Photography Workshop I-Digital

Rather than just showing you how to "take good photos," this course will challenge you to investigate, through practice, how photographic images "make" meaning. Project-based assignments allow for developing personal content while advancing technical skills. Lab sessions will introduce current digital workflow practices including image capture, color management, digital darkroom software techniques, asset management and archival inkjet printing.

Beginning Yiddish I

Spoken by the largest number of Jews for the longest period of time in the most countries all over the world of all Jewish languages, Yiddish is the key to understanding Eastern European Jewish life. This course will provide an introduction to Yiddish language and culture. Students will develop basic speaking, listening, reading, and writing skills in Yiddish, using textbook materials, original texts, audio-visual sources, and group work emphasizing student participation. The course will also introduce students to the history of the Yiddish language and the breadth of Yiddish culture.

Introduction to Writing

This course will explore the work of scholars, essayists, and creative writers in order to use their prose as models for our own. We'll analyze scholarly explication and argument, and we'll appreciate the artistry in our finest personal essays and short fiction. Students will complete a series of critical essays in the humanities and natural sciences and follow with a personal essay and a piece of short fiction. Students will have an opportunity to submit their work for peer review and discussion; students will also meet individually with instructor.

Drawing Foundation

This course provides initial preparation for work in drawing, sculpture and other media in the visual arts. Students will develop their ability to perceive and construct visual images and forms across a range of subject matter. Projects will address both the two-dimensional picture plane and three-dimensional space from an array of observed and imagined sources.
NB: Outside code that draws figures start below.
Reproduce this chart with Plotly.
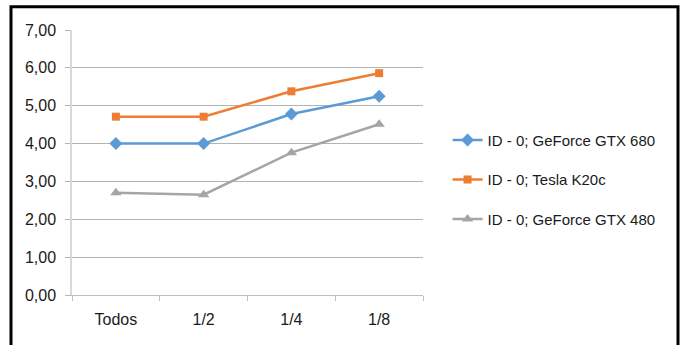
import plotly.graph_objects as go

categories = ["Todos", "1/2", "1/4", "1/8"]
gtx680 = [4.00, 4.00, 4.78, 5.25]
k20c = [4.71, 4.71, 5.38, 5.86]
gtx480 = [2.70, 2.65, 3.76, 4.51]
series_names = ["ID - 0; GeForce GTX 680", "ID - 0; Tesla K20c", "ID - 0; GeForce GTX 480"]
y_ticks = [0, 1, 2, 3, 4, 5, 6, 7]

FONT = "Liberation Sans Narrow, Liberation Sans, Arial, sans-serif"

styles = [
    ("#5B9BD5", "diamond", 10),
    ("#ED7D31", "square", 8),
    ("#A5A5A5", "triangle-up", 10),
]

fig = go.Figure()
for name, vals, (color, symbol, size) in zip(series_names, [gtx680, k20c, gtx480], styles):
    fig.add_trace(go.Scatter(
        x=categories, y=vals, name=name, mode="lines+markers",
        legendgroup=name,
        line=dict(color=color, width=2.5),
        marker=dict(symbol=symbol, size=size, color=color),
    ))

fig.update_layout(
    width=682, height=345,
    margin=dict(l=72, r=259, t=30, b=50),
    paper_bgcolor="white", plot_bgcolor="white",
    separators=",.",
    font=dict(family=FONT, size=15, color="#1a1a1a"),
    showlegend=True,
    legend=dict(
        x=1.07, y=0.435, xanchor="left", yanchor="middle",
        font=dict(family=FONT, size=15, color="#1a1a1a"),
        tracegroupgap=17, bgcolor="rgba(0,0,0,0)",
    ),
    xaxis=dict(
        type="category", range=[-0.5, 3.5],
        showgrid=False, showline=True, linecolor="#BFBFBF", linewidth=1,
        ticks="outside", tickson="boundaries", ticklen=5, tickcolor="#BFBFBF",
        ticklabelstandoff=10,
        tickfont=dict(family=FONT, size=16, color="#1a1a1a"),
    ),
    yaxis=dict(
        range=[0, 7], tickvals=y_ticks, tickformat=".2f",
        showgrid=True, gridcolor="#B3B3B3", gridwidth=1,
        showline=True, linecolor="#D9D9D9", linewidth=1.5,
        ticks="outside", ticklen=5, tickcolor="#B3B3B3",
        ticklabelstandoff=6,
        zeroline=False,
        tickfont=dict(family=FONT, size=16, color="#1a1a1a"),
    ),
    shapes=[dict(
        type="rect", xref="paper", yref="paper",
        x0=-0.1738, x1=1.7265, y0=-0.25, y1=1.088,
        line=dict(color="black", width=3), fillcolor="rgba(0,0,0,0)",
        layer="below",
    )],
)

fig.write_html("out.html")
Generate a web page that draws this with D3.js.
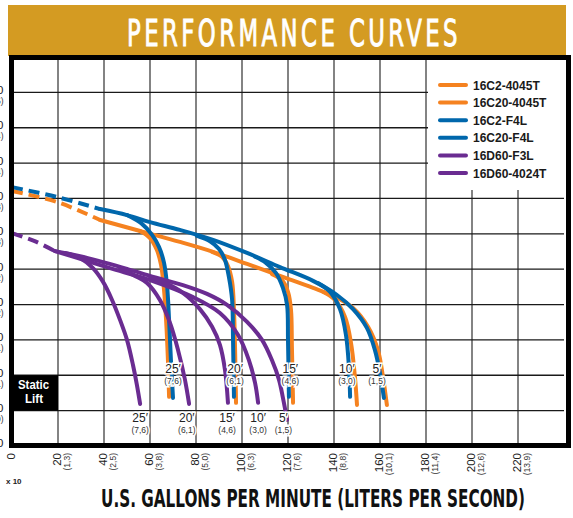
<!DOCTYPE html>
<html>
<head>
<meta charset="utf-8">
<script src="https://cdn.jsdelivr.net/npm/d3@7"></script>
<style>
  body { margin: 0; background: #fff; }
  svg { display: block; font-family: "Liberation Sans", Arial, sans-serif; }
</style>
</head>
<body>
<svg id="chart" width="573" height="518"></svg>
<script>
/* ---- tick labels ---- */
const xTicks = [0, 20, 40, 60, 80, 100, 120, 140, 160, 180, 200, 220];
const xTickMeters = ["", "(1,3)", "(2,5)", "(3,8)", "(5,0)", "(6,3)", "(7,6)", "(8,8)", "(10,1)", "(11,4)", "(12,6)", "(13,9)"];
const yTicks = [0, 10, 20, 30, 40, 50, 60, 70, 80, 90, 100];
const yTickMeters = ["", "(3,0)", "(6,1)", "(9,1)", "(12,2)", "(15,2)", "(18,3)", "(21,3)", "(24,4)", "(27,4)", "(30,5)"];

/* ---- legend ---- */
const legendNames = ["16C2-4045T", "16C20-4045T", "16C2-F4L", "16C20-F4L", "16D60-F3L", "16D60-4024T"];
const legendColors = ["#F58220", "#F58220", "#0067AC", "#0067AC", "#6A2C91", "#6A2C91"];

/* ---- curves: [gpm, feet] ---- */
const orangeDash = [[0, 72.1], [19.6, 69.0], [38.3, 63.9]];
const orangeMain = [[38.3, 63.9], [55.7, 60.8], [73.0, 57.7], [87.4, 54.9], [102.2, 51.5], [116.5, 48.1],
  [130.9, 44.7], [141.3, 41.9], [148.3, 39.0], [154.8, 33.7], [159.1, 27.1], [161.3, 19.5], [163.0, 11.6]];
const orange25 = [[55.7, 60.8], [60.0, 58.8], [63.0, 55.4], [64.8, 51.2], [66.1, 44.1], [67.0, 35.6], [67.8, 24.3], [68.3, 13.9]];
const orange20 = [[87.0, 54.9], [91.3, 53.5], [93.9, 50.9], [95.7, 46.4], [96.5, 38.5], [97.0, 27.1], [97.4, 12.2]];
const orange15 = [[113.0, 48.6], [117.4, 46.9], [120.0, 43.6], [121.3, 38.5], [121.7, 28.0], [122.2, 12.2]];
const orange10 = [[135.2, 43.6], [140.4, 41.3], [144.8, 36.5], [147.4, 29.1], [149.1, 19.5], [150.0, 11.6]];

const blueDash = [[0, 73.2], [19.6, 70.4], [38.3, 67.0]];
const blueMain = [[38.3, 67.0], [50.0, 65.3], [60.0, 63.3], [73.0, 61.1], [87.4, 58.3], [102.2, 54.6], [116.5, 50.6],
  [130.9, 46.7], [141.3, 42.7], [148.3, 38.7], [154.3, 33.4], [157.8, 27.1], [160.0, 20.6], [161.7, 13.6]];
const blue25 = [[50.0, 65.3], [56.5, 62.8], [60.9, 59.7], [63.9, 56.3], [66.1, 51.8], [67.4, 45.5], [68.3, 35.6], [69.1, 24.3], [70.0, 13.6]];
const blue20 = [[80.4, 59.4], [86.1, 57.9], [90.0, 55.7], [92.6, 52.6], [94.3, 47.8], [95.7, 41.3], [96.1, 30.0], [96.5, 13.9]];
const blue15 = [[105.7, 53.5], [110.4, 51.8], [114.8, 48.9], [117.8, 44.7], [119.6, 39.9], [120.0, 30.0], [120.4, 13.9]];
const blue10 = [[133.0, 46.1], [138.3, 43.6], [142.6, 38.7], [145.2, 31.4], [146.5, 22.3], [147.0, 13.9]];

const purpleDash = [[0, 60.2], [9.6, 58.0], [18.7, 55.1]];
const purple5 = [[18.7, 55.1], [29.6, 53.7], [39.6, 52.0], [50.0, 50.1], [60.0, 48.1], [74.3, 45.5], [84.8, 43.0],
  [93.5, 39.9], [102.2, 35.1], [108.7, 30.0], [113.0, 24.3], [116.1, 18.7], [117.8, 13.6], [119.6, 7.4]];
const purple10 = [[18.7, 55.1], [28.3, 53.2], [42.6, 50.3], [60.0, 46.9], [78.7, 42.1], [90.4, 37.6], [98.3, 31.4],
  [103.0, 24.3], [105.7, 17.8], [107.0, 12.2]];
const purple15 = [[60.0, 47.8], [65.7, 46.4], [74.3, 43.3], [81.7, 38.7], [87.0, 33.7], [90.4, 28.6], [92.6, 21.5], [93.9, 12.2]];
const purple20 = [[47.0, 50.3], [53.5, 48.1], [58.7, 46.1], [64.3, 41.3], [68.7, 34.8], [72.2, 27.1], [75.2, 18.7], [77.0, 11.9]];
const purple25 = [[23.0, 54.6], [29.6, 53.2], [35.2, 50.3], [39.6, 46.4], [43.5, 41.3], [47.0, 35.6], [50.0, 30.0],
  [52.6, 22.9], [54.3, 17.3], [55.7, 11.9]];

/* ---- static lift labels ---- */
const liftFeet = ["25′", "20′", "15′", "10′", "5′"];
const liftMeters = ["(7,6)", "(6,1)", "(4,6)", "(3,0)", "(1,5)"];
const pumpLabelGpm = [70, 97, 121, 145.6, 158.7];
const pumpLabelFeet = 21.8;
const purpleLabelGpm = [55.7, 76, 93.5, 107, 118];
const purpleLabelFeet = 7.9;

const svg = d3.select("#chart");

const x = d3.scaleLinear().domain([0, 240]).range([12, 564]);
const y = d3.scaleLinear().domain([0, 110]).range([446, 57]);

/* Title banner */
svg.append("rect")
  .attr("x", 8).attr("y", 5).attr("width", 558).attr("height", 51)
  .attr("fill", "#D49B22");
svg.append("text")
  .attr("x", 127).attr("y", 46)
  .attr("font-family", "'DejaVu Sans Condensed', 'DejaVu Sans', sans-serif")
  .attr("font-size", 37)
  .attr("letter-spacing", 5)
  .attr("textLength", 334)
  .attr("lengthAdjust", "spacingAndGlyphs")
  .attr("fill", "#fff")
  .attr("stroke", "#fff").attr("stroke-width", 0.9)
  .text("PERFORMANCE CURVES");

/* Grid */
const grid = svg.append("g").attr("class", "grid");
grid.selectAll(".vline")
  .data(d3.range(20, 240, 20)).enter()
  .append("line")
  .attr("x1", d => x(d)).attr("x2", d => x(d))
  .attr("y1", y(110)).attr("y2", y(0))
  .attr("stroke", "#5a5a5a").attr("stroke-width", 1.5);
grid.selectAll(".hline")
  .data(d3.range(10, 110, 10)).enter()
  .append("line")
  .attr("x1", x(0)).attr("x2", x(240))
  .attr("y1", d => y(d)).attr("y2", d => y(d))
  .attr("stroke", "#1a1a1a").attr("stroke-width", 1.3);

/* Static lift box */
svg.append("rect")
  .attr("x", x(0)).attr("y", y(20))
  .attr("width", x(20) - x(0)).attr("height", y(10) - y(20))
  .attr("fill", "#000");
svg.append("text")
  .attr("x", 18).attr("y", 389)
  .attr("font-weight", "bold").attr("font-size", 12)
  .attr("textLength", 31).attr("lengthAdjust", "spacingAndGlyphs")
  .attr("fill", "#fff").text("Static");
svg.append("text")
  .attr("x", 25).attr("y", 403)
  .attr("font-weight", "bold").attr("font-size", 12)
  .attr("textLength", 18).attr("lengthAdjust", "spacingAndGlyphs")
  .attr("fill", "#fff").text("Lift");

/* Curves */
const line = d3.line()
  .x(d => x(d[0]))
  .y(d => y(d[1]))
  .curve(d3.curveCatmullRom.alpha(0.5));

const curves = [
  { pts: orangeDash, color: legendColors[0], dash: true },
  { pts: orangeMain, color: legendColors[0] },
  { pts: orange25, color: legendColors[0] },
  { pts: orange20, color: legendColors[0] },
  { pts: orange15, color: legendColors[0] },
  { pts: orange10, color: legendColors[0] },
  { pts: blueDash, color: legendColors[2], dash: true },
  { pts: blueMain, color: legendColors[2] },
  { pts: blue25, color: legendColors[2] },
  { pts: blue20, color: legendColors[2] },
  { pts: blue15, color: legendColors[2] },
  { pts: blue10, color: legendColors[2] },
  { pts: purpleDash, color: legendColors[4], dash: true },
  { pts: purple5, color: legendColors[4] },
  { pts: purple10, color: legendColors[4] },
  { pts: purple15, color: legendColors[4] },
  { pts: purple20, color: legendColors[4] },
  { pts: purple25, color: legendColors[4] }
];

svg.append("g").attr("class", "curves")
  .selectAll("path")
  .data(curves).enter()
  .append("path")
  .attr("d", d => line(d.pts))
  .attr("fill", "none")
  .attr("stroke", d => d.color)
  .attr("stroke-width", 4)
  .attr("stroke-linecap", d => d.dash ? "butt" : "round")
  .attr("stroke-dasharray", d => d.dash ? "11,6" : null);

/* Static lift labels */
function liftLabels(gpms, feet, cls) {
  const g = svg.append("g").attr("class", cls)
    .selectAll("g")
    .data(gpms).enter()
    .append("g")
    .attr("transform", d => `translate(${x(d)}, ${y(feet)})`);
  g.append("text")
    .attr("text-anchor", "middle").attr("y", 4)
    .attr("font-size", 12).attr("fill", "#222")
    .attr("stroke", "#fff").attr("stroke-width", 3).attr("paint-order", "stroke")
    .text((d, i) => liftFeet[i]);
  g.append("text")
    .attr("text-anchor", "middle").attr("y", 15)
    .attr("font-size", 8.5).attr("fill", "#333")
    .attr("stroke", "#fff").attr("stroke-width", 3).attr("paint-order", "stroke")
    .text((d, i) => liftMeters[i]);
}
liftLabels(pumpLabelGpm, pumpLabelFeet, "pump-labels");
liftLabels(purpleLabelGpm, purpleLabelFeet, "purple-labels");

/* Legend */
svg.append("rect")
  .attr("x", 428).attr("y", 60).attr("width", 136).attr("height", 130)
  .attr("fill", "#fff");
const legend = svg.append("g").attr("class", "legend")
  .selectAll("g")
  .data(legendNames).enter()
  .append("g")
  .attr("transform", (d, i) => `translate(440, ${85 + i * 17.6})`);
legend.append("line")
  .attr("x1", 0).attr("x2", 26)
  .attr("stroke", (d, i) => legendColors[i])
  .attr("stroke-width", 4).attr("stroke-linecap", "round");
legend.append("text")
  .attr("x", 33).attr("y", 4.5)
  .attr("font-size", 12).attr("font-weight", "bold").attr("fill", "#1a1a1a")
  .text(d => d);

/* Frame */
svg.append("rect")
  .attr("x", 11.5).attr("y", 57.5).attr("width", 557).attr("height", 388)
  .attr("fill", "none").attr("stroke", "#000").attr("stroke-width", 5);

/* X tick labels (rotated) */
const xt = svg.append("g").attr("class", "x-ticks")
  .selectAll("g")
  .data(xTicks).enter()
  .append("g");
xt.append("text")
  .attr("transform", d => `translate(${x(d) - 1}, 453) rotate(-90)`)
  .attr("text-anchor", "end").attr("dy", "0.35em")
  .attr("font-size", 11.5).attr("fill", "#222")
  .text(d => d);
xt.append("text")
  .attr("transform", d => `translate(${x(d) + 9}, 453) rotate(-90)`)
  .attr("text-anchor", "end").attr("dy", "0.35em")
  .attr("font-size", 8.5).attr("fill", "#333")
  .text((d, i) => xTickMeters[i]);

/* Y tick labels (cut by the page edge, as in the source image) */
const yt = svg.append("g").attr("class", "y-ticks")
  .selectAll("g")
  .data(yTicks).enter()
  .append("g")
  .attr("transform", d => `translate(3.5, ${y(d)})`);
yt.append("text")
  .attr("text-anchor", "end").attr("dy", "0.3em").attr("y", -2)
  .attr("font-size", 11.5).attr("fill", "#222")
  .text(d => d);
yt.append("text")
  .attr("text-anchor", "end").attr("dy", "0.3em").attr("y", 9)
  .attr("font-size", 8.5).attr("fill", "#333")
  .text((d, i) => yTickMeters[i]);

/* x 10 note and axis title */
svg.append("text")
  .attr("x", 6).attr("y", 484)
  .attr("font-size", 8).attr("font-weight", "bold").attr("fill", "#222")
  .text("x 10");
svg.append("text")
  .attr("x", 101).attr("y", 507)
  .attr("font-family", "'DejaVu Sans Condensed', 'DejaVu Sans', sans-serif")
  .attr("font-weight", "bold").attr("font-size", 25)
  .attr("textLength", 424).attr("lengthAdjust", "spacingAndGlyphs")
  .attr("fill", "#111")
  .text("U.S. GALLONS PER MINUTE (LITERS PER SECOND)");
</script>
</body>
</html>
Multiple media will be used to explore the body, found and imagined objects, collage, and structures in nature and the built environment. The practice of drawing will be defined broadly to invite a diverse response.

Everyone's a Critic!

This course will explore the possibilities and purposes for writing about live performance. Students will read different styles of criticism and arguments about the critic's role in contemporary theatre. At the heart of the course is attendance at six live theatre performances. Upon seeing the performances, students will be expected to write reviews and often have opportunities to speak to and interview the artists involved.

Sculpture Foundation

In this course fundamental sculptural ideas will be introduced in relation to the development of fabrication skills in a range of media including clay, wood, plaster, steel, and concrete. Student generated imagery in sculpture will foster discussions around representation, abstraction, the body, technology, public art, and installation art. Readings, image lectures, visiting artists and group critiques will further establish a creative and critical environment for the development of independent work in three dimensions.

American Sign Language I

This course introduces the third mostly widely used language in the United States and Canada. It is intended to give an overview of both the language and the culture of the deaf community. Emphasis will be focused on learning basic grammatical structure as well as developing receptive and expressive signing skills using in everyday conversation, also being able to give a skit in American Sign Language. Cultural aspects of the Deaf community will be shared through readings, videotapes/DVDs and class discussion.

Acting and Presence

What is presence on stage? And how does an actor manifest it? This course examines the work of the actor through a hands-on, experiential approach, focusing on the body, voice, and imagination. Inspired by the work of Constantin Stanislavski and his students, we begin with exercises in physical and emotional presence. We then move to the study of action, and how one directs energy outward on stage, using both improvisation and acting exercises as learning tools.

High Spirits: Reading/Writing

The age-old search for the Divine, the Sacred, the Great Spirit, the Source, the Goddess, the Ancestors, among other names, has been the subject of countless literary texts, whether it is the Buddhist-inspired poetry of the Beats, the gothic Catholicism of Flannery O'Connor's short stories, the visions of Black Elk, the confessions of Augustine. In this analytical and creative writing course we'll examine varieties of spiritual experience as they are represented in both past and present literature, including poetry, fiction, memoir, and biography.

Mystery/Imag: Fiction Workshop

This course is for 3rd-semester tudents whose Division II's include fiction-writing. Taking up the concepts of 'mystery,' and 'imagination,' this course will ask students to take inspiration from their Division II as well as their inner worlds. We will ask: how can imaginations be invigorated by openness to new topics? What does it mean to 'imagine' a fictional world? What role does 'mystery' play in both reading and writing fiction? How can writing communicate a writer's inner world as well as reshape and sharpen the mind's eye?